Not that any reasonable person actually thought that the Mayan calendar predicted the end of the world in 2012, but a lot of people think it’s going to happen. This incredibly silly myth arose because the Mayan calendar was based on 13 separate 144,000 day intervals (called baktuns), and the last day of that 13th baktun is December 21, 2012, so, of course, the pseudoscience, myth-loving crowd thought that the Mayans predicted the end of the world. Of course, this fails on so many levels, including that it’s impossible to predict the future and that it’s a silly assumption that the Mayan calendar can’t repeat itself.
In an article in Science, Ancient Maya Astronomical Tables from Xultun, Guatemala, archeologists describe a room with walls that are filled with writings that express dates well past the 13th baktun.

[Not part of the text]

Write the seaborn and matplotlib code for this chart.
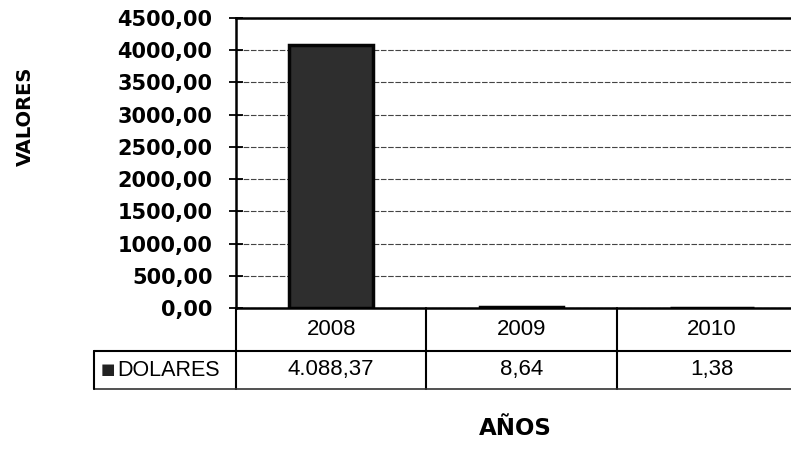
import matplotlib
matplotlib.use("Agg")
import matplotlib.pyplot as plt
import matplotlib.transforms as mtransforms
import seaborn as sns
import pandas as pd

# data
years = ["2008", "2009", "2010"]
dolares = [4088.37, 8.64, 1.38]
series_name = "DOLARES"
y_ticks = [0, 500, 1000, 1500, 2000, 2500, 3000, 3500, 4000, 4500]


def es_fmt(v, thousands=True):
    s = f"{v:,.2f}" if thousands else f"{v:.2f}"
    return s.replace(",", "X").replace(".", ",").replace("X", ".")


sns.set_style("white")
plt.rcParams["font.family"] = ["Liberation Sans", "DejaVu Sans"]
plt.rcParams["text.color"] = "black"
plt.rcParams["ytick.color"] = "black"

df = pd.DataFrame({"year": years, "value": dolares})

W, H = 791, 450
ax_l, ax_r, ax_t, ax_b = 236, 807, 18, 308
fig = plt.figure(figsize=(W / 100, H / 100), dpi=100)
ax = fig.add_axes([ax_l / W, 1 - ax_b / H, (ax_r - ax_l) / W, (ax_b - ax_t) / H])

sns.barplot(data=df, x="year", y="value", color="#2e2e2e", width=0.44,
            edgecolor="#050505", linewidth=2.5, ax=ax, saturation=1)

ax.set_ylim(0, 4500)
ax.set_xlim(-0.5, 2.5)
ax.set_yticks(y_ticks)
ax.set_yticklabels([es_fmt(t, False) for t in y_ticks], fontsize=15, fontweight="bold",
                   family="DejaVu Sans", color="black")
ax.tick_params(axis="y", direction="inout", length=10, width=1.3, color="black", pad=12, left=True)
ax.set_xticks([])
ax.set_xlabel("")
ax.set_ylabel("")
ax.set_axisbelow(True)
ax.yaxis.grid(True, color="#444444", linewidth=0.8, linestyle=(0, (5, 1.5)))
for side in ["left", "top", "bottom"]:
    ax.spines[side].set_visible(True)
    ax.spines[side].set_color("black")
    ax.spines[side].set_linewidth(1.8)
ax.spines["right"].set_visible(False)

# data table under the plot
tr = mtransforms.blended_transform_factory(ax.transData, ax.transAxes)
ph = ax_b - ax_t
r1 = -(351 - ax_b) / ph
r2 = -(389 - ax_b) / ph
head_left = (94 - ax_l) / (ax_r - ax_l)
lc = dict(color="black", lw=1.5, clip_on=False)
for xb in [-0.5, 0.5, 1.5, 2.5]:
    ax.plot([xb, xb], [0, r2], transform=tr, **lc)
ax.plot([-0.5, 2.5], [r1, r1], transform=tr, **lc)
ax.plot([-0.5, 2.5], [r2, r2], transform=tr, color="#333333", lw=1.2, clip_on=False)
ax.plot([head_left, 0], [r1, r1], transform=ax.transAxes, **lc)
ax.plot([head_left, 0], [r2, r2], transform=ax.transAxes, color="#333333", lw=1.2, clip_on=False)
ax.plot([head_left, head_left], [r1, r2], transform=ax.transAxes, **lc)

for i, (yr, v) in enumerate(zip(years, dolares)):
    ax.text(i, r1 / 2, yr, transform=tr, ha="center", va="center", fontsize=16)
    ax.text(i, (r1 + r2) / 2, es_fmt(v), transform=tr, ha="center", va="center", fontsize=16)

ax.text((101 - ax_l) / (ax_r - ax_l), (r1 + r2) / 2, "\u25a0", transform=ax.transAxes,
        ha="left", va="center", fontsize=11, color="#222222", family="DejaVu Sans")
ax.text((117 - ax_l) / (ax_r - ax_l), (r1 + r2) / 2, series_name, transform=ax.transAxes,
        ha="left", va="center", fontsize=15.5)

fig.text(25 / W, 1 - 116 / H, "VALORES", rotation=90, ha="center", va="center",
         fontsize=14, fontweight="bold", family="DejaVu Sans")
fig.text(515 / W, 1 - 435 / H, "AÑOS", ha="center", va="baseline",
         fontsize=16.5, fontweight="bold", family="DejaVu Sans")

fig.savefig("out.png", dpi=100)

In other words, like our current Julian calendar that we purchase at our local office supply store, just because the last date is December 31, 2012, it does not imply that there’s not another calendar that can be purchased for 2013. And 2014. In fact, your computer can show dates for hundreds of years. Same with our friendly Mayans. And we do not presume that because we can’t buy a 2014 calendar today implies the end of the world in 2013.
According to David Stuart, an expert on Maya hieroglyphs and co-author of the Science article, “It’s very clear that the 2012 date, this end of 13 baktuns, while important, was turning the page, Baktun 14 was going to be coming, and Baktun 15 and Baktun 16. … The Maya calendar is going to keep going, and keep going for billions, trillions, octillions of years into the future.” The Mayans predicted nothing.
So, please pay your bills. Please don’t decide to race your car on the freeway because you think you’re not going to get a ticket. In other words, on December 22, 2012, there will be consequences to bad behavior, because the world will still be here.